Man Sentenced to Year in Prison for Submitting Fictitious "Drafts" to IRS to Pay Personal Income Tax
Las Vegas, Nev. - A Reno man was sentenced to a year in prison today for submitting fictitious paperwork known as "sight drafts" to the IRS for the purpose of paying his personal income tax, announced Daniel G. Bogden, United States Attorney for the District of Nevada.
Last September, a jury convicted ALBERT R. SALMAN, age 65, owner of the Stead Barbershop in Reno, of two counts of submitting fictitious sight drafts to the IRS and two counts of attempting to interfere with the administration of IRS laws. U.S. District Judge Larry R. Hicks, who also ordered SALMAN to pay a special assessment of $400 and serve five years of supervised release, handed down the sentence.
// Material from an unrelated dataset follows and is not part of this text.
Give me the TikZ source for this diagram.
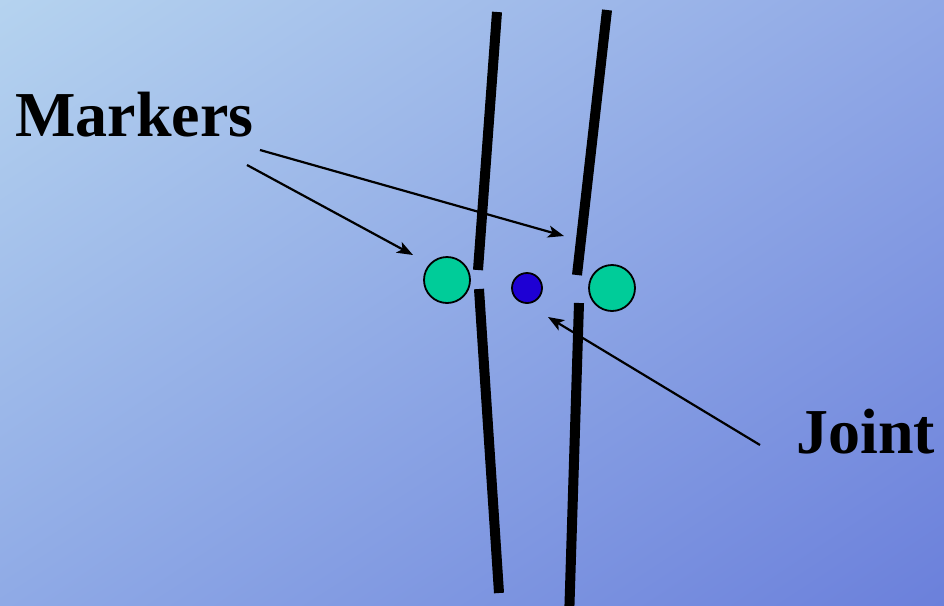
\documentclass[tikz,border=0pt]{standalone}
\usepackage{fontspec}
\setmainfont{Liberation Serif}
\usetikzlibrary{arrows.meta,positioning,shadings}
\definecolor{bgul}{HTML}{B5D3EF}
\definecolor{bgur}{HTML}{90A8E6}
\definecolor{bgll}{HTML}{8FAAE6}
\definecolor{bglr}{HTML}{6B80DB}
\definecolor{mkgreen}{HTML}{00CC99}
\definecolor{mkjoint}{HTML}{1E00D4}

\begin{document}
\begin{tikzpicture}[x=1pt,y=-1pt,
  every node/.style={inner sep=0pt},
  lbl/.style={font=\fontsize{64}{70}\selectfont\bfseries,anchor=base west},
  marker/.style={circle,draw=black,line width=1.8pt,fill=mkgreen,minimum size=46pt},
  joint/.style={circle,draw=black,line width=1.8pt,fill=mkjoint,minimum size=30pt},
  rod/.style={line width=10pt},
  ptr/.style={line width=2.2pt,-{Stealth[length=16pt,width=12pt,inset=4pt]}}]
% background
\shade[upper left=bgul,upper right=bgur,lower left=bgll,lower right=bglr]
  (0,0) rectangle (944,605);
\useasboundingbox (0,0) rectangle (944,605);
\clip (0,0) rectangle (944,605);
% rods
\draw[rod] (497,12) -- (478,270);
\draw[rod] (479,289) -- (499,593);
\draw[rod] (607,10) -- (577,275);
\draw[rod] (579,303) -- (569,620);
% markers and joint
\node[marker] (mleft) at (447,280) {};
\node[joint] (joint) at (527,288) {};
\node[marker] (mright) at (612,288) {};
% labels
\node[lbl] (markers) at (15,136) {Markers};
\node[lbl] (jointlbl) at (796,453) {Joint};
\coordinate (m1) at (247,165);
\coordinate (m2) at (260,150);
\coordinate (j1) at (760,445);
\coordinate (t1) at (413,255);
\coordinate (t2) at (564,236);
\coordinate (t3) at (548,317);
\draw[ptr] (m1) -- (t1);
\draw[ptr] (m2) -- (t2);
\draw[ptr] (j1) -- (t3);
\end{tikzpicture}
\end{document}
According to the court records, on or about October 30, 1998, and January 15, 1999, SALMAN submitted fictitious "Sight Drafts" in the amounts of $750,000 and $250,000, respectively, to the IRS for the payment of his estimated federal personal income tax, knowing that the drafts were fictitious and that he did not owe such tax liability to the IRS. The "Sight Drafts" purported that they were issued under the authority of the United Sates Treasury, and were submitted along with an IRS Form 1040-ES, which is a payment voucher. Each voucher indicated he was making payment on behalf of ALBERT R. SALMAN for the 1998 calendar year.
SALMAN was allowed to remain free on bond until March 14, 2005, when he must surrender to the custody of the United States Bureau of Prisons.
Special Agents of IRS Criminal Investigation in Nevada investigated the case. It is being prosecuted by Assistant United States Attorney Brian Sullivan.